Tevez é o mais notável craque de sua geração
Maurício Barros
Não tenho certeza absoluta, mas quase. Está na margem de erro. Então, arredondando, fui o primeiro jornalista do sistema solar a entrevistar Carlos Tevez quando ele chegou ao Brasil, vindo do Boca Juniors para o Corinthians. Outro daqueles furos que me empurraram ao ostracismo. Fiz ao Apache apenas uma pergunta, “Tevez, tudo bem?”, apertando sua mão que me foi estendida frouxa e rápida. Ele soltou algo ininteligível e se preparou para o que havia sido acordado com seu empresário: faria a foto para a edição de capa da revista Placar, onde eu trabalhava como repórter e editor. Só a foto, apenas a foto. Ok, eu havia me preparado encomendando o perfil ao portenho Elías Perugino, mítico editor da El Gráfico, velho parceiro nosso. Então, nada de perguntas. Mas, tinhoso, roubei aquele “tudo bem?” (yes!!).
Era o início de 2005 e Carlitos chegava ao Timão trazido pela grana da MSI, de Kia Joorabchian e sabe-se lá de mais quem. O Corinthians fazia a pré-temporada no interior paulista, no centro de treinamento do ex-jogador Paulo Sérgio, aquele mesmo da seleção do tetra, e o argentino se juntava ao elenco. Eu e o fotógrafo da revista, o bugrino Alexandre Battibugli, esperamos um tempão na recepção com o set de luz montado. Tevez chegou, botou a camisa do Corinthians, Batti fez dois cliques. O terceiro já saiu com Carlitos de costas arrancando a camisa para sumir hotel adentro. Tínhamos duas poses. Tevez sério e Tevez sorrindo. Ambas as expressões eram exatamente iguais.
Tive a sensação de estar diante de uma espécie de Homem de Neandertal, um elo perdido da evolução, algo entre o macaco e o magnífico Tony Ramos. Não entendi uma palavra do que ele disse para os sujeitos que o acompanhavam. Era uma língua gutural, meio celta, meio índia, meio Tonho da Lua. Eu ainda não sabia, mas estava ali diante do que eu mesmo definiria dez anos depois como o mais admirável jogador de futebol de sua geração – em âmbito planetário.

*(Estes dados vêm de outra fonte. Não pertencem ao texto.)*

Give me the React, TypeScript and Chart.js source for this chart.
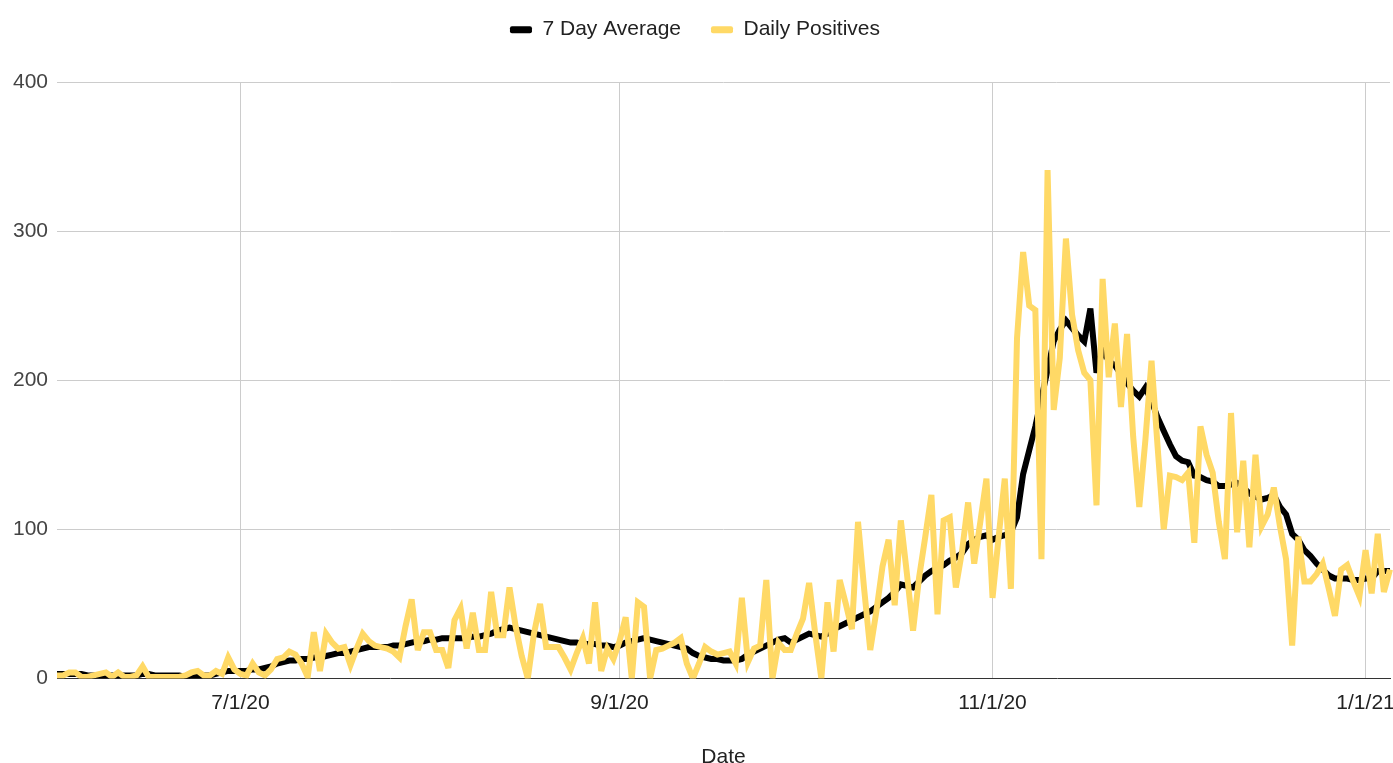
import React, { useEffect, useRef } from 'react';
import { Chart, registerables } from 'chart.js';

Chart.register(...registerables);

// ---- Data ----
const START_YEAR = 2020;
const START_MONTH = 5; // June (0-based)
const START_DAY = 1;

const DAILY_POSITIVES = [
  2, 2, 4, 4, 1, 1, 2, 3, 4, 1,
  4, 1, 1, 2, 8, 1, 1, 1, 1, 1,
  1, 2, 4, 5, 2, 2, 5, 3, 14, 6,
  3, 2, 10, 4, 2, 6, 13, 14, 18, 16,
  10, 1, 31, 5, 30, 24, 20, 21, 9, 20,
  30, 25, 22, 21, 20, 18, 14, 35, 53, 19,
  31, 31, 19, 19, 7, 39, 47, 20, 44, 19,
  19, 58, 29, 29, 61, 35, 15, 0, 30, 50,
  21, 21, 21, 14, 6, 17, 27, 10, 51, 5,
  20, 13, 25, 41, 0, 51, 48, 0, 19, 20,
  22, 24, 27, 10, 0, 10, 21, 18, 16, 17,
  18, 10, 54, 11, 20, 22, 66, 0, 24, 19,
  19, 30, 40, 64, 30, 0, 51, 18, 66, 50,
  33, 105, 60, 19, 45, 75, 93, 49, 106, 70,
  32, 68, 95, 123, 43, 106, 108, 61, 85, 118,
  77, 105, 134, 54, 95, 134, 60, 228, 286, 250,
  247, 80, 341, 180, 215, 295, 244, 220, 205, 200,
  116, 268, 202, 238, 182, 231, 162, 115, 160, 213,
  155, 100, 136, 135, 133, 138, 91, 169, 150, 138,
  105, 80, 178, 98, 146, 88, 150, 102, 110, 128,
  102, 80, 22, 95, 65, 65, 70, 77, 60, 42,
  73, 76, 65, 55, 86, 57, 97, 58, 73,
];

const SEVEN_DAY_AVERAGE = [
  3, 3, 3, 3, 3, 2, 2, 2, 2, 2,
  2, 2, 2, 2, 3, 3, 2, 2, 2, 2,
  2, 1, 2, 2, 2, 2, 3, 4, 5, 5,
  5, 5, 6, 6, 7, 8, 10, 11, 12, 12,
  13, 13, 14, 14, 15, 16, 17, 17, 18, 19,
  20, 21, 21, 21, 21, 22, 22, 23, 24, 25,
  25, 26, 26, 27, 27, 27, 27, 27, 28, 28,
  29, 30, 32, 33, 34, 33, 32, 31, 30, 29,
  28, 27, 26, 25, 24, 24, 23, 23, 23, 22,
  22, 21, 22, 24, 25, 26, 27, 26, 25, 24,
  23, 22, 21, 20, 17, 15, 14, 13, 13, 12,
  12, 12, 13, 16, 18, 20, 22, 24, 26, 27,
  24, 26, 28, 30, 29, 28, 30, 33, 35, 37,
  39, 41, 43, 45, 48, 51, 54, 58, 63, 62,
  61, 65, 69, 72, 74, 76, 79, 81, 84, 90,
  93, 95, 96, 93, 95, 96, 98, 108, 137, 153,
  169, 188, 207, 226, 234, 240, 235, 230, 226, 248,
  205, 220, 213, 210, 204, 198, 193, 189, 195, 186,
  175, 166, 157, 149, 146, 145, 136, 135, 133, 132,
  129, 129, 130, 131, 128, 124, 122, 120, 121, 123,
  115, 110, 97, 93, 86, 82, 77, 73, 69, 67,
  67, 67, 66, 66, 67, 67, 72, 72, 72,
];

const X_TICK_LABELS = ['7/1/20', '9/1/20', '11/1/20', '1/1/21'];
const Y_MIN = 0;
const Y_MAX = 400;
const Y_STEP = 100;

const SERIES_LABELS = ['7 Day Average', 'Daily Positives'];
const X_TITLE = 'Date';

// category labels: one per day, starting 6/1/20
const DATES = DAILY_POSITIVES.map((_, i) => {
  const d = new Date(START_YEAR, START_MONTH, START_DAY + i);
  return `${d.getMonth() + 1}/${d.getDate()}/${String(d.getFullYear()).slice(2)}`;
});

// ---- Styles ----
const FONT_FAMILY = "'Liberation Sans', Arial, Helvetica, sans-serif";
const BLACK = '#000000';
const YELLOW = '#ffd966';
const GRID = '#cccccc';
const LEGEND_HEIGHT = 82;
const LEGEND_SHIFT = -10.8;

const legendLayoutPlugin = {
  id: 'legendLayout',
  afterInit(chart: any) {
    const legend = chart.legend;
    if (!legend || legend.__patched) return;
    legend.__patched = true;
    const fit = legend.fit.bind(legend);
    legend.fit = function () {
      fit();
      this.height = LEGEND_HEIGHT;
    };
    const draw = legend.draw.bind(legend);
    legend.draw = function (...args: any[]) {
      const ctx = chart.ctx;
      ctx.save();
      ctx.translate(0, LEGEND_SHIFT);
      draw(...args);
      ctx.restore();
    };
  },
};

const miterPlugin = {
  id: 'miterLimit',
  beforeDatasetsDraw(chart: any) {
    chart.ctx.miterLimit = 4;
  },
};

export default function App() {
  const canvasRef = useRef<HTMLCanvasElement | null>(null);

  useEffect(() => {
    if (!canvasRef.current) return;
    const font = { family: FONT_FAMILY, size: 21 };
    const chart = new Chart(canvasRef.current, {
      type: 'line',
      data: {
        labels: DATES,
        datasets: [
          {
            label: SERIES_LABELS[0],
            data: SEVEN_DAY_AVERAGE,
            borderColor: BLACK,
            backgroundColor: BLACK,
            borderWidth: 6,
            pointRadius: 0,
            pointHoverRadius: 0,
            tension: 0,
            order: 1,
          },
          {
            label: SERIES_LABELS[1],
            data: DAILY_POSITIVES,
            borderColor: YELLOW,
            backgroundColor: YELLOW,
            borderWidth: 6,
            pointRadius: 0,
            pointHoverRadius: 0,
            tension: 0,
            order: 0,
          },
        ],
      },
      options: {
        animation: false,
        responsive: false,
        layout: { padding: { left: 0, right: 3, top: 0, bottom: 0 } },
        plugins: {
          legend: {
            position: 'top',
            align: 'center',
            labels: {
              font,
              color: '#222222',
              boxWidth: 22,
              boxHeight: 7,
              padding: 30,
              sort: (a: any, b: any) => a.datasetIndex - b.datasetIndex,
              generateLabels: (c: any) =>
                Chart.defaults.plugins.legend.labels
                  .generateLabels(c)
                  .map((l: any) => ({ ...l, lineWidth: 0, fillStyle: l.strokeStyle, borderRadius: 2 })),
            },
          },
          tooltip: { enabled: false },
        },
        scales: {
          x: {
            type: 'category',
            grid: { color: GRID, lineWidth: 1, drawTicks: false },
            border: { color: '#333333', width: 1 },
            ticks: {
              font,
              color: '#222222',
              padding: 12,
              autoSkip: false,
              maxRotation: 0,
              minRotation: 0,
            },
            title: {
              display: true,
              text: X_TITLE,
              font,
              color: '#222222',
              padding: { top: 17.2, bottom: -7 },
            },
            afterBuildTicks: (scale: any) => {
              scale.ticks = scale.ticks.filter((t: any) => X_TICK_LABELS.includes(DATES[t.value]));
            },
            afterFit: (scale: any) => {
              scale.paddingLeft = 0;
              scale.paddingRight = 0;
            },
          },
          y: {
            min: Y_MIN,
            max: Y_MAX,
            ticks: { stepSize: Y_STEP, font, color: '#444444', padding: 9 },
            grid: {
              color: (ctx: any) => (ctx.tick && ctx.tick.value === 0 ? 'rgba(0,0,0,0)' : GRID),
              drawTicks: false,
            },
            border: { display: false },
            afterFit: (scale: any) => {
              scale.width = 57;
            },
          },
        },
      } as any,
      plugins: [legendLayoutPlugin, miterPlugin],
    } as any);
    return () => chart.destroy();
  }, []);

  return (
    <div style={{ position: 'fixed', left: 0, top: 0, width: 1393, height: 763, background: '#ffffff' }}>
      <canvas ref={canvasRef} width={1393} height={763} style={{ display: 'block' }} />
    </div>
  );
}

Do Boca ao Corinthians, daqui pro West Ham, de lá para o Manchester United, deste ao rival City, dali para a Juventus. Esse sujeito conseguiu feitos notáveis em todos esses clubes. Todos. Vá no Itaquerão e veja quantos vestem a 10 do Carlitos. Uma entrega absoluta, uma dedicação extrema, sem falar na técnica, velocidade, poder de definição. E olha que aprontou – os do United torcem-lhe o nariz porque virou casaca, mas durante sua estada nos Reds, era só frisson. Tevez tem uma capacidade de se fazer querido, de se identificar com o torcedor como pouquíssimos no futebol.
Ele oscilou na carreira? Sim. Ele não reproduziu na seleção argentina esse sucesso que alcançou nos clubes? Sim de novo. Ele joga menos que Messi, Neymar e Cristiano Ronaldo? Sim, hat trick! Mas eu olho mais longe, no “universo do simbólico”, como dizia uma amiga minha, hoje pedagoga elegante de Peruíbe.
Isso merece destaque
Aos 31 anos, Tevez atingiu a plenitude de sua forma técnica. Fez uma temporada excepcional pela Juventus. E mostrou que também chegou à maturidade de espírito. Porque, ao ser disputado pelos gigantes da Europa, entre eles o PSG, que seria capaz de mandar a Torre Eiffel para Turim de brinde, Tevez decidiu: “Voy a Boca. Es donde me siento feliz”. Optou pelo que realmente importa nessa vida.
Desde sempre Tevez é um filho de Forte Apache, a comunidade periférica de Buenos Aires onde cresceu. Nunca escondeu suas origens. Bicho autêntico. Me lembro que, lá pelos 25 anos, ele dizia que não ia jogar além dos 29, 30, porque não aguentaria mais tomar tanta pancada e ficar longe da família, dos amigos, do seu país. Claro que não cumpriu, segue jogando, porque é autêntico mas não é doido. Só que voltou pra casa. Para jogar no clube que ama. Ele não fez isso na decadência, como é comum entre tantos. Fez no auge.
Esses dias, Tevez foi a um programa de TV em Buenos Aires. O momento mais emocionante foi quando falou de sua intimidade. “Tenho uns seis amigos que são os de sempre. Só três têm emprego. Quando a gente sai, eles não me deixam pagar nada”, disse, entre lágrimas genuínas. Emocionante. Que sorte ter um sujeito assim jogando pelo seu time – certo, bando de loucos?